Сочувствие — это вообще источник людской доброты. Сочувствие к другим, сочувствие к нужде, к человеческому несчастью — вот источники доброты, действующие через резонанс симпатии. Привязанность к жизни и людям через наши связи с внешним миром будит отзвук в наших чувствах, когда мы смотрим на борьбу и страдания других.

Но есть и совершенно другой источник доброты. Он заключается в чувстве долга, опирающемся на одиночное ясное мышление. Добрая ясная мысль ведет человека к доброте, к лояльности, потому что эти качества делают жизнь более простой, полной, богатой…

Надлежащая позиция в общественных делах, помощь, дружба, доброта могут вытекать из обоих названных источников, если мы выразимся анатомически — из сердца или из головы. С годами я учился все сильнее ценить второй род доброты — тот, который вытекает из ясного мышления. Много раз приходилось мне видеть, как разрушительны чувства, не поддерживаемые ясным рассудком».
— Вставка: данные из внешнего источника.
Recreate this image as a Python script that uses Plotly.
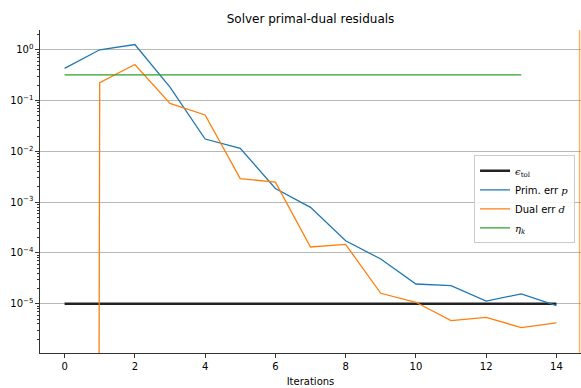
import plotly.graph_objects as go

iterations = list(range(15))
prim_err = [0.43, 1.0, 1.27, 0.184, 0.0175, 0.0115, 0.00186, 0.00079, 0.000174,
            7.6e-5, 2.45e-5, 2.28e-5, 1.13e-5, 1.57e-5, 9.2e-6]
dual_err = [0.0, 0.225, 0.514, 0.088, 0.052, 0.00292, 0.00247, 1.31e-4, 1.47e-4,
            1.61e-5, 1.07e-5, 4.66e-6, 5.4e-6, 3.4e-6, 4.2e-6]
eta_k = [0.32] * 14
eps_tol = 1e-5

y_tickvals = [1e0, 1e-1, 1e-2, 1e-3, 1e-4, 1e-5]
y_ticktext = ["10<sup>0</sup>", "10<sup>\u22121</sup>", "10<sup>\u22122</sup>",
              "10<sup>\u22123</sup>", "10<sup>\u22124</sup>", "10<sup>\u22125</sup>"]
x_tickvals = [0, 2, 4, 6, 8, 10, 12, 14]

# log axes clip non-positive values to a tiny positive number (as matplotlib does)
dual_plot = [v if v > 0 else 1e-300 for v in dual_err]

serif = "DejaVu Serif"
fig = go.Figure()
fig.add_trace(go.Scatter(
    x=[iterations[0], iterations[-1]], y=[eps_tol, eps_tol], mode="lines",
    line=dict(color="#222222", width=2.6),
    name=f"<span style='font-family:{serif}'><i>\u03f5</i><sub>tol</sub></span>"))
fig.add_trace(go.Scatter(
    x=iterations, y=prim_err, mode="lines", line=dict(color="#1f77b4", width=1.3),
    name=f"Prim. err <span style='font-family:{serif}'><i>p</i></span>"))
fig.add_trace(go.Scatter(
    x=iterations, y=dual_plot, mode="lines", line=dict(color="#ff7f0e", width=1.3),
    name=f"Dual err <span style='font-family:{serif}'><i>d</i></span>"))
fig.add_trace(go.Scatter(
    x=iterations[:len(eta_k)], y=eta_k, mode="lines", line=dict(color="#2ca02c", width=1.3),
    name=f"<span style='font-family:{serif}'><i>\u03b7</i><sub><i>k</i></sub></span>"))

# orange line at the right edge of the axes
fig.add_shape(type="line", xref="paper", yref="paper", x0=0.9975, x1=0.9975, y0=0, y1=1,
              line=dict(color="rgba(255,127,14,0.6)", width=1.5), layer="above")

axis_color = "#333333"
fig.update_layout(
    width=581, height=388,
    margin=dict(l=40, r=0, t=29.5, b=35),
    plot_bgcolor="white", paper_bgcolor="white",
    font=dict(family="DejaVu Sans", size=10, color="#000000"),
    title=dict(text="Solver primal-dual residuals", x=(40 + 541 / 2) / 581, xanchor="center",
               y=1 - 19 / 388, yanchor="middle", font=dict(size=12, color="#000000")),
    showlegend=True,
    legend=dict(x=0.989, xanchor="right", y=0.612, yanchor="top",
                bgcolor="rgba(255,255,255,0.85)", bordercolor="#cccccc", borderwidth=1,
                font=dict(size=10), itemwidth=30, tracegroupgap=0),
    xaxis=dict(range=[-0.7, 14.7], tickvals=x_tickvals, showgrid=False, zeroline=False,
               showline=True, linecolor=axis_color, linewidth=1.2, mirror=False,
               ticks="outside", ticklen=3.5, tickwidth=1, tickcolor=axis_color,
               title=dict(text="Iterations", standoff=7, font=dict(size=10))),
    yaxis=dict(type="log", range=[-5.969, 0.389], tickvals=y_tickvals, ticktext=y_ticktext,
               showgrid=True, gridcolor="#b8b8b8", gridwidth=0.9, zeroline=False,
               showline=True, linecolor=axis_color, linewidth=1.2,
               ticks="outside", ticklen=3.5, tickwidth=1, tickcolor=axis_color,
               minor=dict(ticks="outside", ticklen=2, tickwidth=0.8, tickcolor=axis_color,
                          dtick="D1", showgrid=False)),
)

fig.write_html("out.html")
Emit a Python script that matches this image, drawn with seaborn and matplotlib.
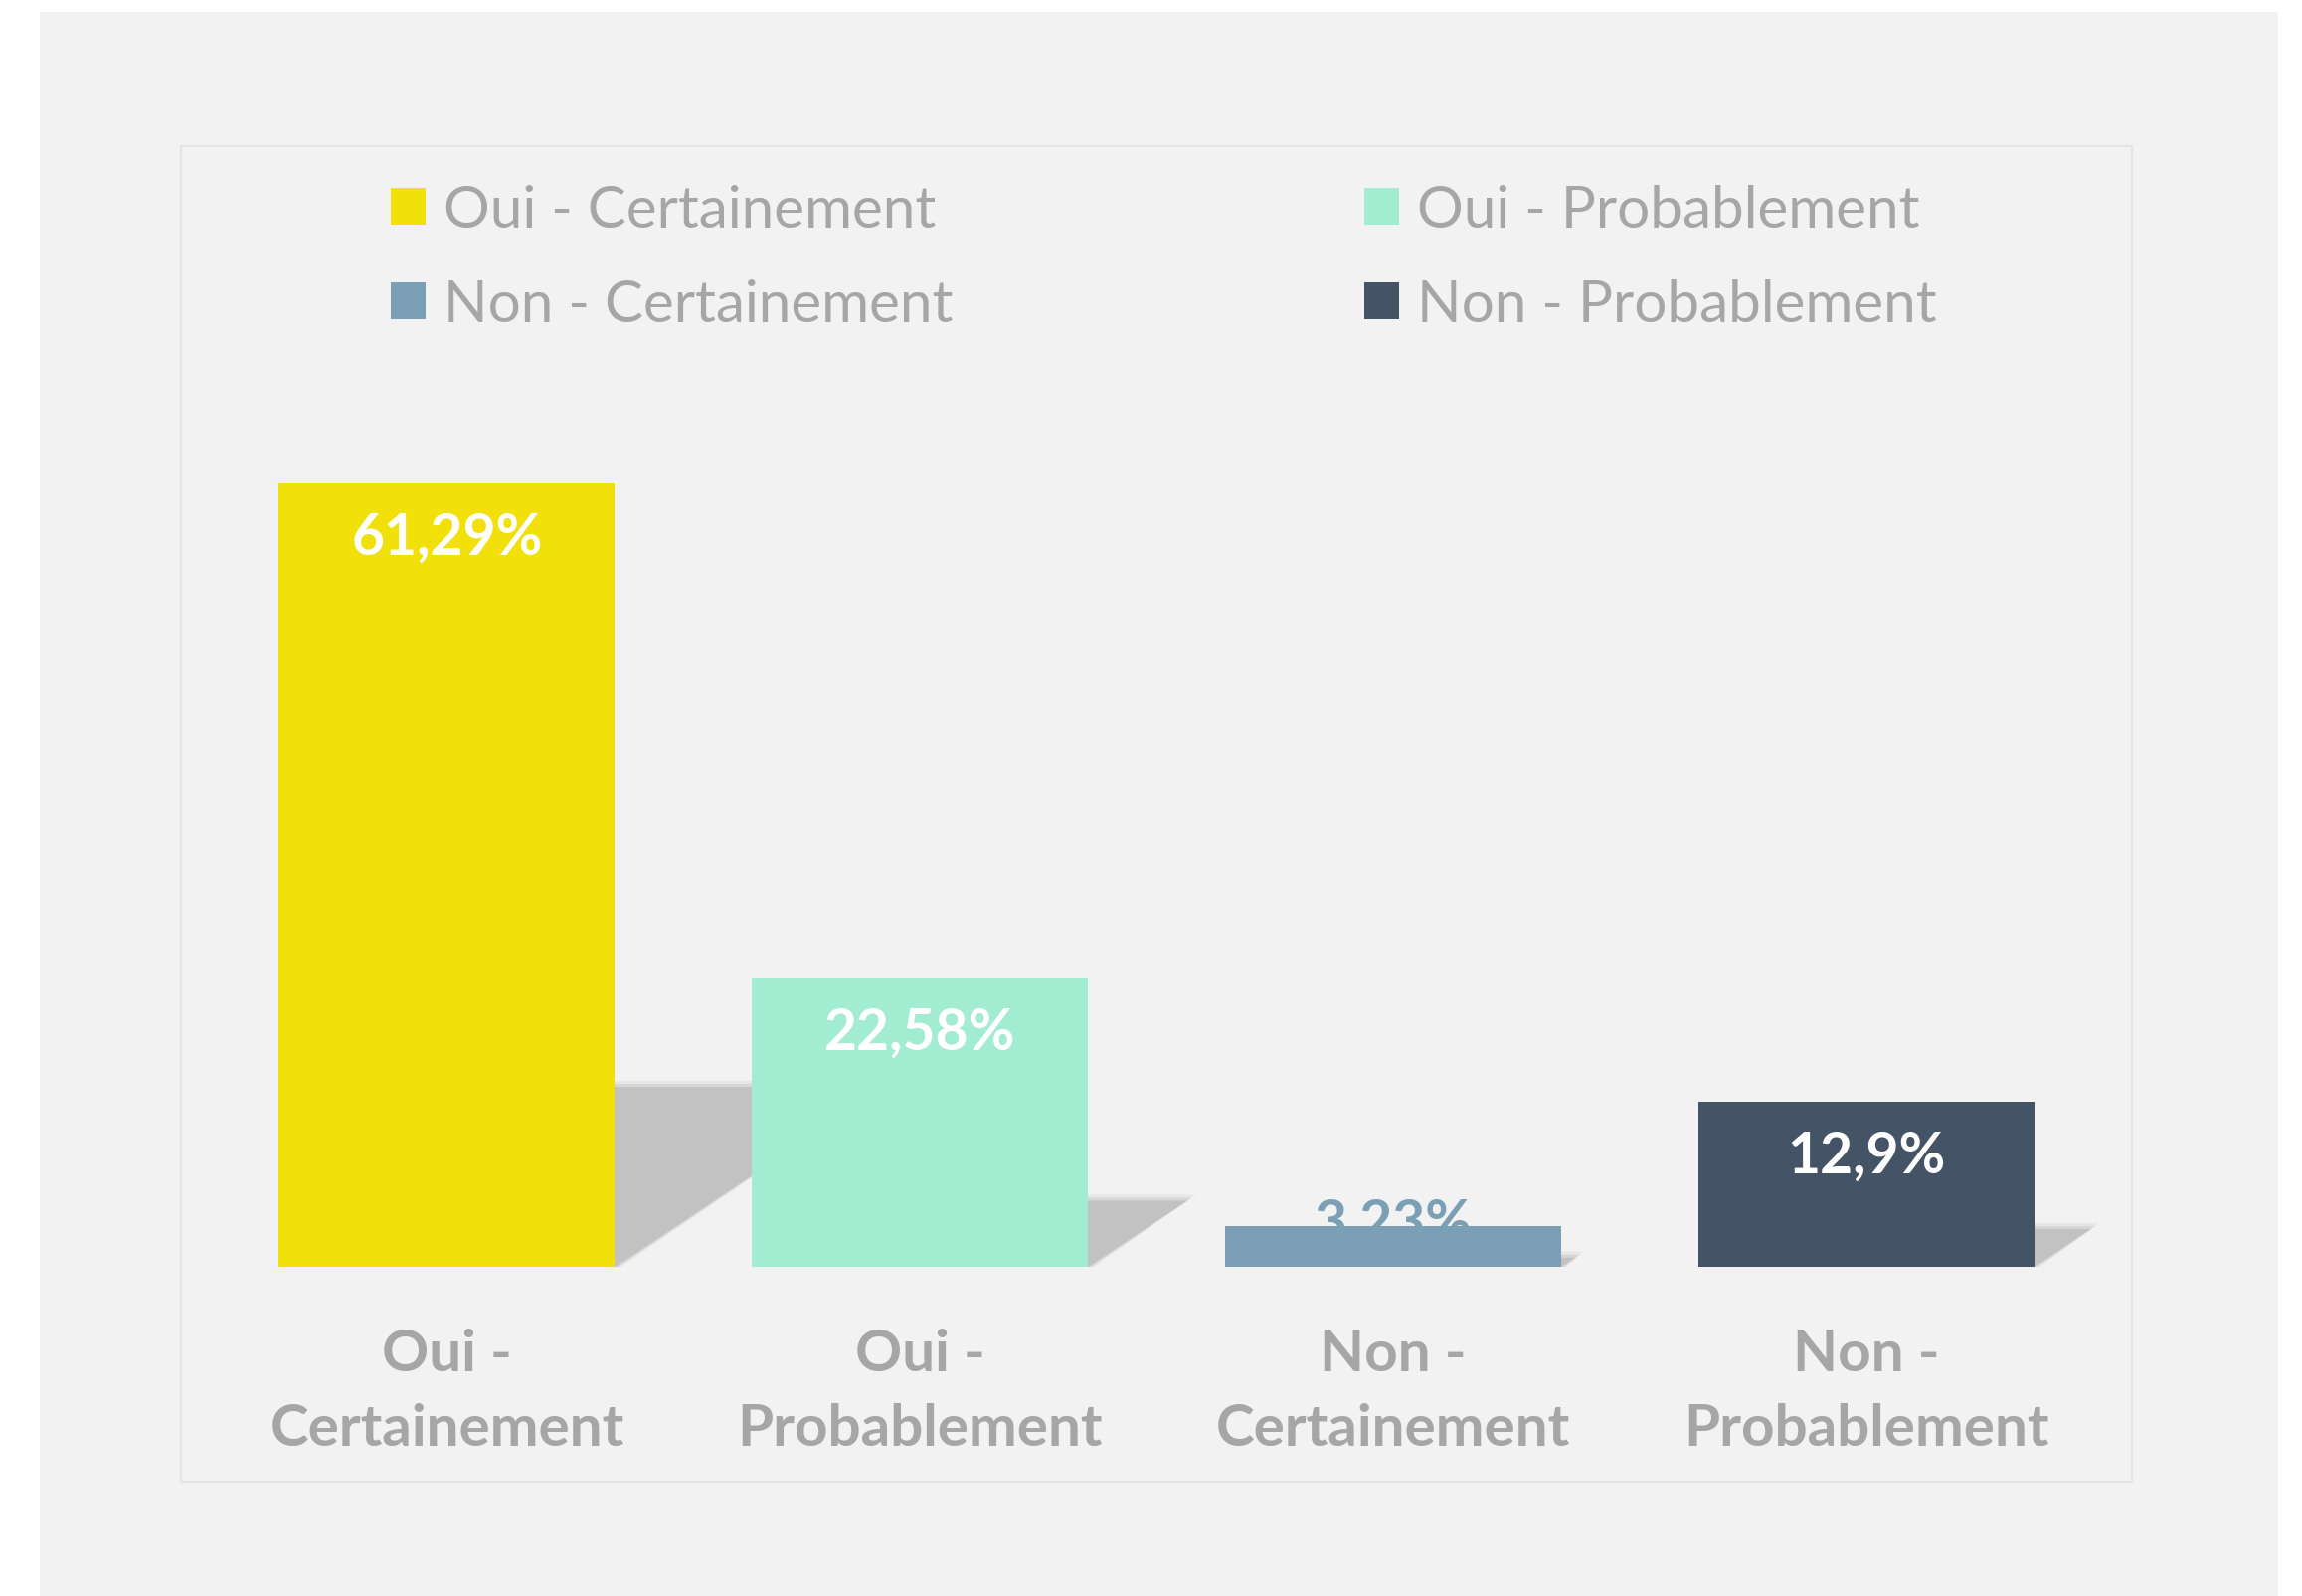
import matplotlib
matplotlib.use("Agg")
import matplotlib.pyplot as plt
from matplotlib.patches import Rectangle, Polygon, Patch
import seaborn as sns
import pandas as pd

# ---- data ----
categories = ["Oui - Certainement", "Oui - Probablement", "Non - Certainement", "Non - Probablement"]
tick_labels = ["Oui -\nCertainement", "Oui -\nProbablement", "Non -\nCertainement", "Non -\nProbablement"]
values = [61.29, 22.58, 3.23, 12.9]
value_labels = ["61,29%", "22,58%", "3,23%", "12,9%"]
colors = ["#F2E00A", "#A2ECD2", "#7B9FB4", "#445366"]
legend_order = [0, 2, 1, 3]  # row-wise layout in 2 columns

W, H, DPI = 2315, 1606, 100
sns.set_theme(style="white")
plt.rcParams["font.family"] = ["Lato", "DejaVu Sans"]

TEXT_GRAY = "#A6A6A6"

fig = plt.figure(figsize=(W / DPI, H / DPI), dpi=DPI, facecolor="white")

# grey chart panel and plot-area frame
fig.patches.append(Rectangle((40 / W, 0), (2291 - 40) / W, (1606 - 13) / H,
                             transform=fig.transFigure, facecolor="#F2F2F2",
                             edgecolor="none", zorder=-10))
fig.patches.append(Rectangle((182 / W, 1 - 1491 / H), (2144 - 182) / W, (1491 - 148) / H,
                             transform=fig.transFigure, facecolor="none",
                             edgecolor="#E4E4E4", linewidth=1.5, zorder=-9))

ax = fig.add_axes([211.5 / W, 1 - 1275.3 / H, 1903 / W, 900 / H])
ax.set_facecolor("none")

df = pd.DataFrame({"cat": categories, "val": values})
sns.barplot(data=df, x="cat", y="val", hue="cat", palette=colors, order=categories,
            hue_order=categories, width=0.71, legend=False, ax=ax, saturation=1,
            linewidth=0, edgecolor="none", zorder=2)

ax.set_xlim(-0.5, len(categories) - 0.5)
ax.set_ylim(0, 70)

# perspective floor shadow behind each bar (derived from bar geometry)
fig.canvas.draw()
p0 = ax.transData.transform((0, 0))
p1 = ax.transData.transform((1, 1))
xpx = p1[0] - p0[0]
ypx = p1[1] - p0[1]
bars = list(ax.patches)
for bar in bars:
    x0 = bar.get_x()
    x1 = x0 + bar.get_width()
    h = bar.get_height()
    sh = 0.23 * h
    dx = 1.5 * sh * ypx / xpx
    for grow, a in [(0.012, 0.22), (0.006, 0.45), (0.0, 1.0)]:
        poly = Polygon([(x0, 0), (x1 + grow, 0), (x1 + dx + grow * 1.5, sh + grow * 40),
                        (x0 + dx, sh + grow * 40)],
                       closed=True, facecolor="#C2C2C2", edgecolor="none",
                       alpha=a, zorder=1)
        ax.add_patch(poly)

# value labels
for bar, lab, col, v in zip(bars, value_labels, colors, values):
    cx = bar.get_x() + bar.get_width() / 2
    if v > 8:
        ax.annotate(lab, (cx, v), xytext=(0, -20), textcoords="offset points",
                    ha="center", va="top", color="white", fontsize=41,
                    fontweight="bold", zorder=5)
    else:
        ax.annotate(lab, (cx, v), xytext=(0, 2), textcoords="offset points",
                    ha="center", va="center", color=col, fontsize=41,
                    fontweight="bold", zorder=1.5)

ax.set_xticks(range(len(categories)))
ax.set_xticklabels(tick_labels, fontsize=42, fontweight="bold", color=TEXT_GRAY,
                   linespacing=1.5)
ax.tick_params(axis="x", length=0, pad=44)
ax.set_yticks([])
ax.set_xlabel("")
ax.set_ylabel("")
for s in ax.spines.values():
    s.set_visible(False)

handles = [Patch(facecolor=colors[i], edgecolor="none") for i in legend_order]
labels = [categories[i] for i in legend_order]
leg = fig.legend(handles, labels, ncol=2, loc="upper left",
                 bbox_to_anchor=(393 / W, 1 - 186 / H), bbox_transform=fig.transFigure,
                 frameon=False, fontsize=42, handlelength=0.6, handleheight=0.6,
                 handletextpad=0.3, columnspacing=7.1, labelspacing=0.72,
                 borderpad=0, borderaxespad=0)
for t in leg.get_texts():
    t.set_color(TEXT_GRAY)

fig.savefig("out.png", dpi=DPI, facecolor="white")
Честно признаюсь, мне несколько досадно, что эти слова написал не я.

Без сантиментов и страстей, без мелодрам, трагедий и раздирающего душу самоанализа, со спокойной четкостью физика Инфельд формулирует здесь, может быть, то лучшее, к чему стоит стремиться каждому.

Давно известно, однако, что дорога в ад вымощена благими намерениями. Стремиться — еще не значит осуществить.

А теперь — внимание. Обратимся снова к Инфельду.

«И тут снова Эйнштейн являет собой крайний пример.

Никогда в жизни мне не приходилось видеть столько доброты, совершенно оторванной от каких-либо чувств. Хотя только физика и законы природы вызывали у Эйнштейна подлинные эмоции, он никогда не отказывал в помощи, если находил, что нужно помочь, и считал, что эта помощь будет эффективной. Он писал тысячи рекомендательных писем, давал советы сотням людей, часами беседовал с сумасшедшим, семья которого написала Эйнштейну, что он один может помочь больному. Он был добр, мил, разговорчив, улыбался, но с необычайным, хотя и тайным, нетерпением ожидал минуты, когда, наконец, останется один и сможет вернуться к работе».

Трудно предположить, что Эйнштейну доставляла удовольствие упомянутая Инфельдом беседа с психически ненормальным человеком. Так же наивно думать, что Эйнштейн рассчитывал: результатом будет немедленное выздоровление его собеседника. Но, вероятно, взвесив и проанализировав, он допустил некую малую вероятность возможного временного и ничтожного эффекта на состояние больного, а тем самым и облегчения жизни его семьи. А ради такой, пусть сугубо гипотетической возможности он считал необходимым отрываться от работы — единственной своей богини.